## Exercise details
Omit every picture, and retype the lines that run from the beginning of the data below through the line containing "x_ticks = [0, 5, 10, 15, 20, 25, 30, 35]", inclusive.
━━ Raw data
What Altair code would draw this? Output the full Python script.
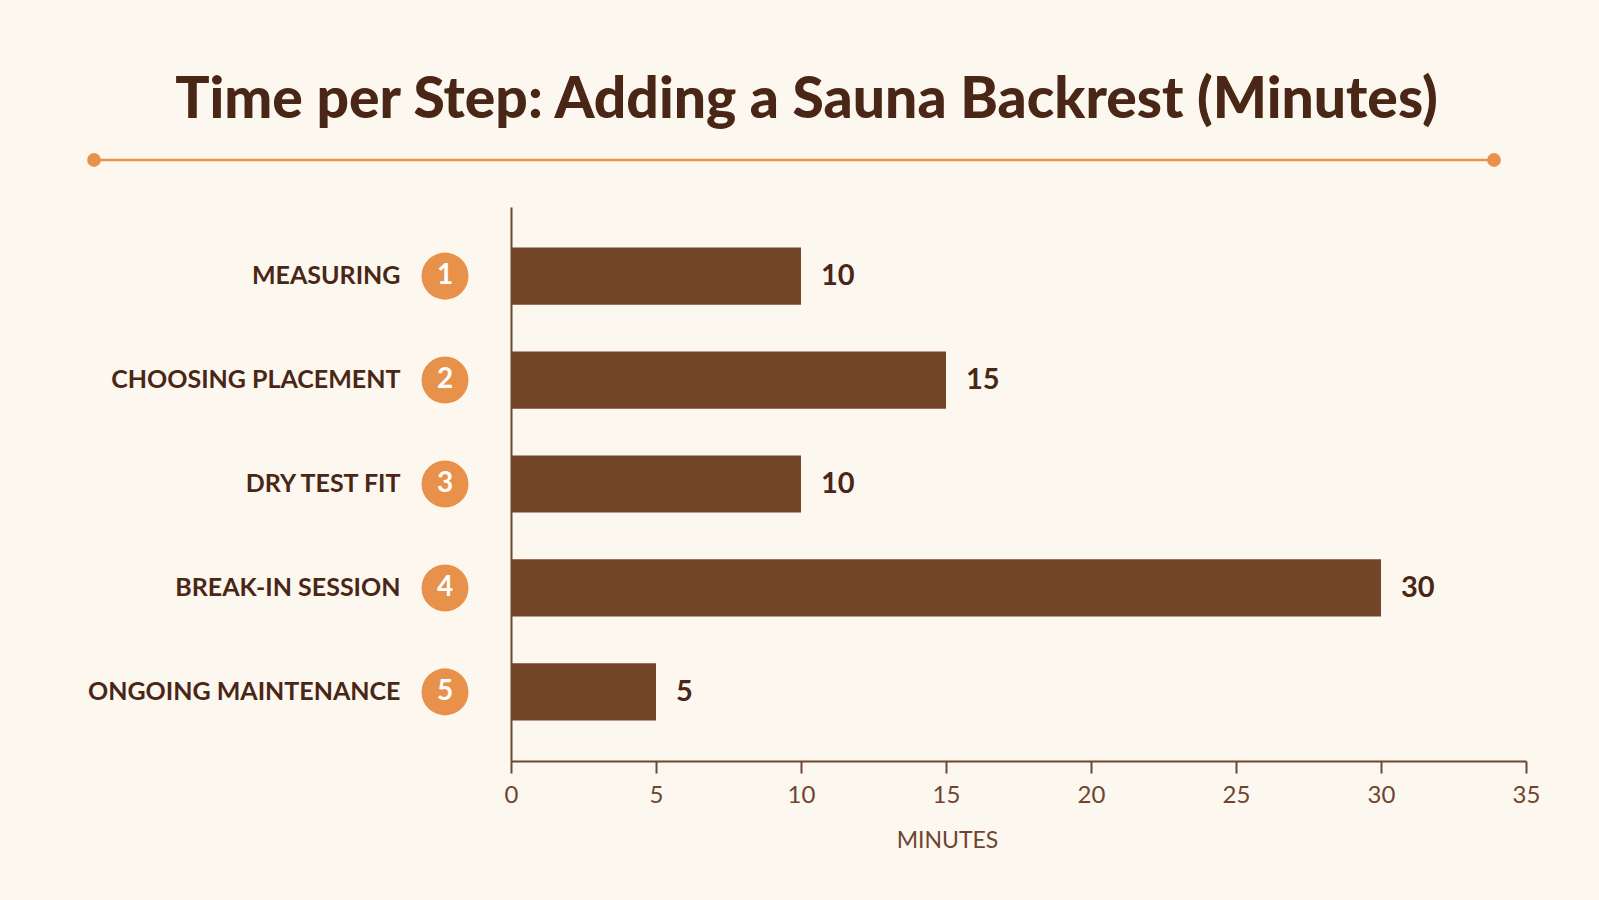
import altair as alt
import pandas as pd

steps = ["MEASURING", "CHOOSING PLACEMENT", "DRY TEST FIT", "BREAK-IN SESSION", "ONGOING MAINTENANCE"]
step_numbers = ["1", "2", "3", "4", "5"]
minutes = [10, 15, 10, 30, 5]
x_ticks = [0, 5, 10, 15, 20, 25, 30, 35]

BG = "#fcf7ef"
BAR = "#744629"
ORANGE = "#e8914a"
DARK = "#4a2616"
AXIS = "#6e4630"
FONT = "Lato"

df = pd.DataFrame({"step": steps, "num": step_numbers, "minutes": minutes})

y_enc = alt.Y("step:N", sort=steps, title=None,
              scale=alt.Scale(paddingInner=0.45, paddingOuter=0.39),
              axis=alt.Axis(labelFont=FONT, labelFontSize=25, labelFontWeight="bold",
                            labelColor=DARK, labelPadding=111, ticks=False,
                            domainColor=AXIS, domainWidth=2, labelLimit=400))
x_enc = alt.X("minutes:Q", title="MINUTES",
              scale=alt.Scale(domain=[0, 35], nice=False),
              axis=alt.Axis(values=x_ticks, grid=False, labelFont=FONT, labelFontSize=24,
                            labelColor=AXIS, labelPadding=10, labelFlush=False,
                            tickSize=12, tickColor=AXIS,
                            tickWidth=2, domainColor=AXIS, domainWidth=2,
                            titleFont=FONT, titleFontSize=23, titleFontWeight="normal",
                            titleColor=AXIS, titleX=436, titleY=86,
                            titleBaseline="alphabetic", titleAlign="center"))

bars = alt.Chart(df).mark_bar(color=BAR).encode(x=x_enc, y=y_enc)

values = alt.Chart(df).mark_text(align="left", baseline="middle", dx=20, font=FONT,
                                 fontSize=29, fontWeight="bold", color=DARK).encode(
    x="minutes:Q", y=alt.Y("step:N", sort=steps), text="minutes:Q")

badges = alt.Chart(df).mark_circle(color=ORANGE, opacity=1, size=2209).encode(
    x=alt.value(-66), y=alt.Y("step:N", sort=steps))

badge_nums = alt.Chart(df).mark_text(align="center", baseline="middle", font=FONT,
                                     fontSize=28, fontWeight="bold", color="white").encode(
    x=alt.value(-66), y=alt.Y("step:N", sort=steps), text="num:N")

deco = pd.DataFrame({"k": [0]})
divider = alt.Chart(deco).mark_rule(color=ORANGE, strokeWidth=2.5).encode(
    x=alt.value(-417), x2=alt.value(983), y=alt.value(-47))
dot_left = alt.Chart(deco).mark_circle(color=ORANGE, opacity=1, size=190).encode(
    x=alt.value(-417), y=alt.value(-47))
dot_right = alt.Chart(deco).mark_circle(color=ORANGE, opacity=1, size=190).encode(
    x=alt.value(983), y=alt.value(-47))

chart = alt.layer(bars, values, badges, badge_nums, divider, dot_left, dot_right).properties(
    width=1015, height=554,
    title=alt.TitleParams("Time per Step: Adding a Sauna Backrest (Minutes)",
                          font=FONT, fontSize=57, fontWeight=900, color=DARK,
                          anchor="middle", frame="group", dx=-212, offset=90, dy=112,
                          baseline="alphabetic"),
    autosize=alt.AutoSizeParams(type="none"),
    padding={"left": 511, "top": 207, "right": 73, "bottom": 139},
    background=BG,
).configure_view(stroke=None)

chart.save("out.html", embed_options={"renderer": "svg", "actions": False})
━━━━
## Written answer
What Altair code would draw this? Output the full Python script.
import altair as alt
import pandas as pd

steps = ["MEASURING", "CHOOSING PLACEMENT", "DRY TEST FIT", "BREAK-IN SESSION", "ONGOING MAINTENANCE"]
step_numbers = ["1", "2", "3", "4", "5"]
minutes = [10, 15, 10, 30, 5]
x_ticks = [0, 5, 10, 15, 20, 25, 30, 35]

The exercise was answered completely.